Advanced Regular Expressions

Capturing Groups#

Say we want to do more than just print or return a match, but instead want to use the result and/or manipulate it. That’s where capture groups come into play.

import re

def rearrange_name(name):
	# Use () to define capture groups.
    result = re.search("^(\w*), (\w* [A-Z]\.)$", name)
    if result is None:
        return name
    return "{} {}".format(result[2], result[1])


print(rearrange_name("Lovelace, Ada B."))

The above code, search for a last name and initial, separated from a second name by a comma and returns the results as a string of first name, followed by the initial followed by the last name. We achieve this by accessing the result.groups tuple. The first position is the result match, the second and third position is defined by the () in the search pattern. Pretty neat!

Repetition Modifiers#

While we can use *, +, and ? to define characteristics of repetition, we can also request a repetition of the query or part of the query itself using the curly braces, {}.

import re
# search for a sequence of five letters, case insensitive.
result = re.search( r"[a-zA-Z]{5}", "a whale")
# returns whale

result = re.search( r"[a-zA-Z]{5}", "a great white whale")
# returns whale
#to find all occurences we use the findall function

result = re.findall( r"[a-zA-Z]{5}", "a great white whale appeared")
# returns great white whale appea

#To limit to exactly five letters we include word boundries
result = re.findall( r"\b[a-zA-Z]{5}\b", "a great white whale appeared")
# returns great white whale

# To add a range to teh length or repetition of the sequence
result = re.findall( r"\w{5,10}", "a big shot lawyer flustered the client")
# return lawyer flustered client

# The number of repetions can have no upper limit and is determined by the text searched. {5,}
result = re.findall( r"\w{5,}", "a big shot lawyer flustered the client")
# return lawyer flustered client

# The maximum number of repitions letter can be set
result = re.findall( r"s\w{,5}\b", "a smaller shirt size was available")
# returns shirt size s
# ( the letter s followed by 0 to 5 letters and a word boundary)

Here’s a nice example to extract a PID and the uppercase message from log lines.

import re

def extract_pid(log_line):
	regex = r"\[(\d+)\]: ([A-Za-z]+)"
	result = re.search(regex, log_line)
	# No index error if there is no match
	if result is None:
		return None
	return "{} ({})".format(result[1], result[2])

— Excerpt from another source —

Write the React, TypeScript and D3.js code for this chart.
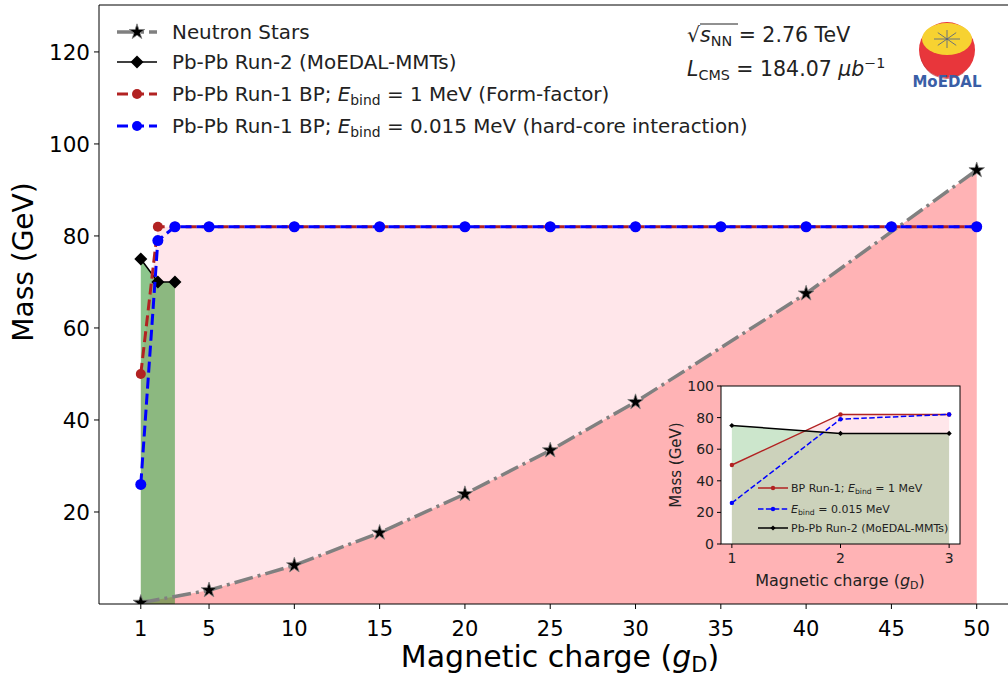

print(extract_pid("July 31 07:51:48 mycomputer bad_process[12345]: ERROR Performing package upgrade"))
# 12345 (ERROR)

print(extract_pid("99 elephants in a [cage]"))
# None

print(extract_pid("A string that also has numbers [34567] but no uppercase message"))
# None

print(extract_pid("July 31 08:08:08 mycomputer new_process[67890]: RUNNING Performing backup"))
# 67890 (RUNNING)

Splitting#

We can use regex expressions in the split() and replace() string methods.

# Split the text into sentences.
re.split( r"[.?!]", "Hello! There are short phrases. Aren't there?")
# Returns ["Hello", "There are short phrases", "Aren't there", ""]

To return the characters we use to split the text we can use (), to create capture groups.

# Split the text into sentences.
re.split( r"([.?!])", "Hello! There are short phrases. Aren't there?")
# Returns ['Hello', '!', ' There are short phrases', '.', " Aren't there", '?', '']

Substitution#

To redact email addresses in a text we could use the following:

re.sub( r"[\w.%+-]+@[\w.-]+", "[REDACTED]", "Email recieved from email@example.com")

# Returns 'Email recieved from [REDACTED]'

We can use re.sub() to both search using regex and to replace using regex. From the capture groups example:

import re

def rearrange_name(name):
	# Use () to define capture groups.
    result = re.search("^(\w*), (\w* [A-Z]\.)$", name)
    if result is None:
        return name
    return "{} {}".format(result[2], result[1])


print(rearrange_name("Lovelace, Ada B."))

re.sub( r"^([\w .-]*), ([\w .-]*)$", r"\2 \1", "Lovelace, Ada")
# Returns "Ada Lovelace"

The \2 and \1 are used in the replace query to reference the capture groups found in the search query.